Prompt: Exactly as written, write out the lines below from the first to the one containing "minimum width=2.66cm, minimum", inclusive. Pictures do not belong in the copy.

--- BEGIN Data extract ---

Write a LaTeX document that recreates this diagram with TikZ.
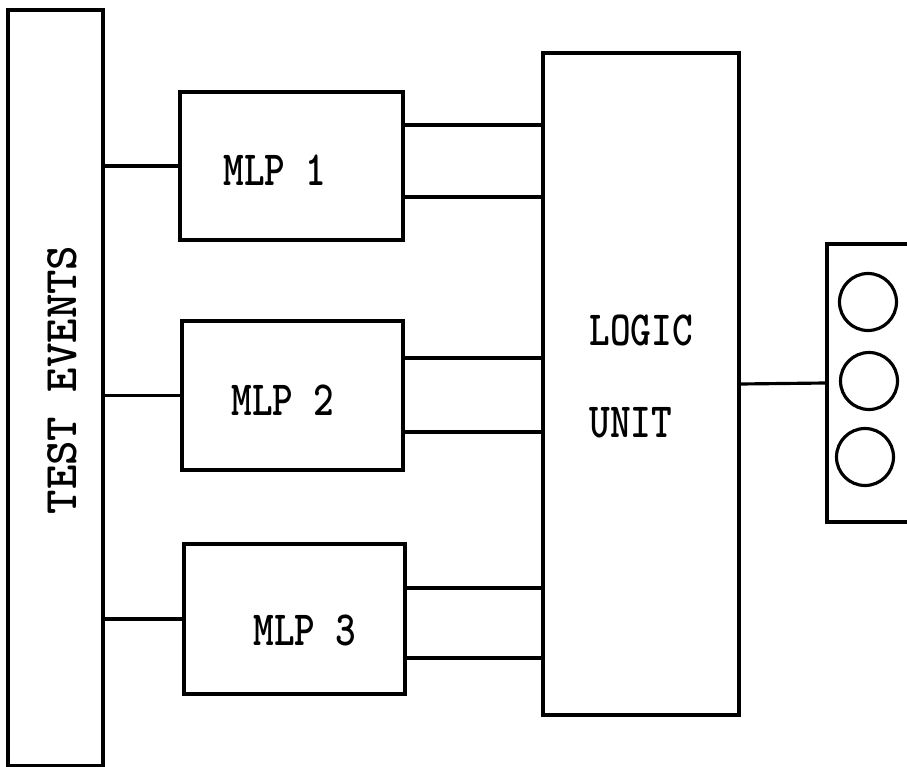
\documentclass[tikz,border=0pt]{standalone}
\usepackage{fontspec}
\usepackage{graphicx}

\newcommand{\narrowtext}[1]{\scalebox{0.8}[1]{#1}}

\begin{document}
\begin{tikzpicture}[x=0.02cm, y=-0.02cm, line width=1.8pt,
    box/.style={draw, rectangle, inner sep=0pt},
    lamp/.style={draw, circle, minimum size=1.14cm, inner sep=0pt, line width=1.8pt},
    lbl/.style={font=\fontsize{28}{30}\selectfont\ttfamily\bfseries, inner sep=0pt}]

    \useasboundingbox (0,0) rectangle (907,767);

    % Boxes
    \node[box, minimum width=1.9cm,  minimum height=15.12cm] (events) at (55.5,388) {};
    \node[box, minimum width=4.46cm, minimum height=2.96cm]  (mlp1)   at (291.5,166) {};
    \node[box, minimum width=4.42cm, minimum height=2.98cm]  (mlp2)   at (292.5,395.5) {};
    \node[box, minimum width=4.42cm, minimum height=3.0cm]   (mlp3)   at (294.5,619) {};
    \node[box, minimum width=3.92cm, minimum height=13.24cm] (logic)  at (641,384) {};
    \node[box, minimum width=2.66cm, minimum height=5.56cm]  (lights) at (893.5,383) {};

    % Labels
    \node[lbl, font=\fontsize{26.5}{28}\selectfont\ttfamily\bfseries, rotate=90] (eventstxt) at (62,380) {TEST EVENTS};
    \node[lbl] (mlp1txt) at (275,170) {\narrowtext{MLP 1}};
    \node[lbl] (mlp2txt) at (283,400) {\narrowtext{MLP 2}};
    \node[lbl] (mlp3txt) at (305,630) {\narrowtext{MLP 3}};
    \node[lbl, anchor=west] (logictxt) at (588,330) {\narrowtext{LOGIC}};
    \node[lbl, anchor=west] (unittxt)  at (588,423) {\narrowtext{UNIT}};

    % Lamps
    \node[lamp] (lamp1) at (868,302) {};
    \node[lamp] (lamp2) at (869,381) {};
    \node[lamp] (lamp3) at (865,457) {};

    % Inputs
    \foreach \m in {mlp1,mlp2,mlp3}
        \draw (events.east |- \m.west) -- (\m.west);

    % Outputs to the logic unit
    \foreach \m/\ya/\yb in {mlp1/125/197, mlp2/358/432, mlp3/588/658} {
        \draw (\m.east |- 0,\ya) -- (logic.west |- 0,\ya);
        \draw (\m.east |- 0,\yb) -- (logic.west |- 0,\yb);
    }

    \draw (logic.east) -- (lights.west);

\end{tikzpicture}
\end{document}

--- END Data extract ---

Answer to the problem:
Write a LaTeX document that recreates this diagram with TikZ.
\documentclass[tikz,border=0pt]{standalone}
\usepackage{fontspec}
\usepackage{graphicx}

\newcommand{\narrowtext}[1]{\scalebox{0.8}[1]{#1}}

\begin{document}
\begin{tikzpicture}[x=0.02cm, y=-0.02cm, line width=1.8pt,
    box/.style={draw, rectangle, inner sep=0pt},
    lamp/.style={draw, circle, minimum size=1.14cm, inner sep=0pt, line width=1.8pt},
    lbl/.style={font=\fontsize{28}{30}\selectfont\ttfamily\bfseries, inner sep=0pt}]

    \useasboundingbox (0,0) rectangle (907,767);

    % Boxes
    \node[box, minimum width=1.9cm,  minimum height=15.12cm] (events) at (55.5,388) {};
    \node[box, minimum width=4.46cm, minimum height=2.96cm]  (mlp1)   at (291.5,166) {};
    \node[box, minimum width=4.42cm, minimum height=2.98cm]  (mlp2)   at (292.5,395.5) {};
    \node[box, minimum width=4.42cm, minimum height=3.0cm]   (mlp3)   at (294.5,619) {};
    \node[box, minimum width=3.92cm, minimum height=13.24cm] (logic)  at (641,384) {};
    \node[box, minimum width=2.66cm, minimum height=5.56cm]  (lights) at (893.5,383) {};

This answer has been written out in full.